Intermittent bursts of gunfire and grenade blasts have become routine at night in a conflict that has taken a heavy toll on tourism in the capital, famous for its golden temples and raunchy bars.
Guitarist Eric Clapton has pulled out of Bangkok concert on Sunday because of the deteriorating security.
About 200 Yingluck supporters, who have become more boisterous in recent days, padlocked the gates of the National Anti-Corruption Commission on Thursday, demanding all members quit and setting the scene for a possible confrontation.
But the caretaker prime minister was in the northern city of Chiang Mai, her family's home town, on Wednesday and was not expected to attend the hearing.
The charges relate to a disastrous rice subsidy scheme that paid farmers above the market price but has proved ruinous to the budget, adding to the government's woes as unpaid rural workers demand their money.
The protesters, whose disruption of a general election this month left Thailand in paralysis, want to topple Yingluck and erase the influence of her brother, ousted premier Thaksin Shinawatra, seen by many as the real power in the country.
They want to set up a "people's council" of unspecified good and worthy people to spearhead political reform before new elections are held and have blocked key intersections in Bangkok for weeks to press their case.

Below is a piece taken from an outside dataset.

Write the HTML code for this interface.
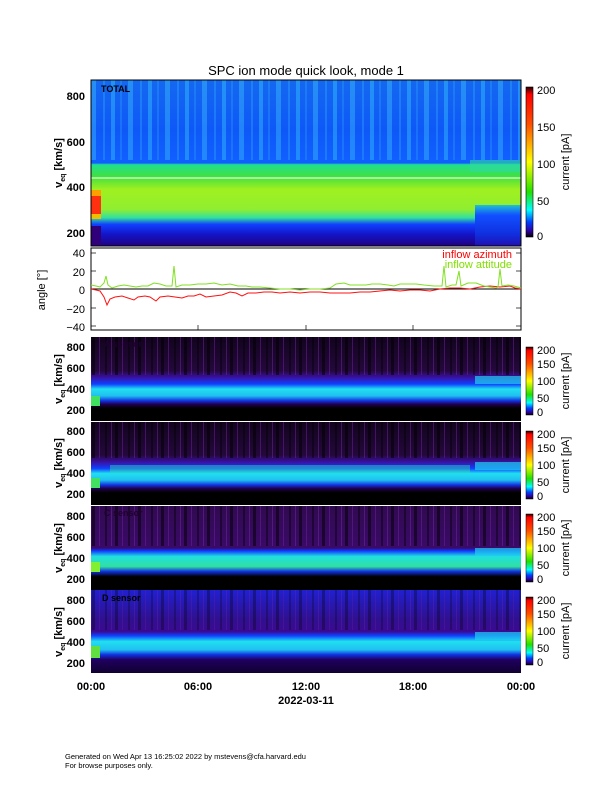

The protests have been marked by occasional small bomb blasts and gunfire in which 21 people have been killed and more than 700 wounded since the crisis began in November.
The crisis pits the mainly middle-class and southern anti-government demonstrators, who are backed by the royalist establishment, against the largely rural supporters of Yingluck and Thaksin in the north and northeast.
Both sides have armed activists and some pro-government leaders have called for Thailand to be divided in two, along north-south political lines, prompting talk of a possible civil war.
"As of now, there is no clear sign that (civil war) will happen," national security chief Paradorn Pattanatabutr told Reuters.
"There are those who think differently and respect the law who can no longer tolerate this ... The government must do everything it can to avoid confrontation and to prevent each side setting up stages or rallies near each other.
"If they can do that, there should be no incidents."
The standoff also raises the question of whether the military will step in, as they have many times before, most recently in 2006 to remove Thaksin, although the army chief has ruled out intervention this time.
Thaksin's enemies say he is a corrupt, crony capitalist who manipulates the masses with populist handouts and is a threat to the monarchy, which he denies.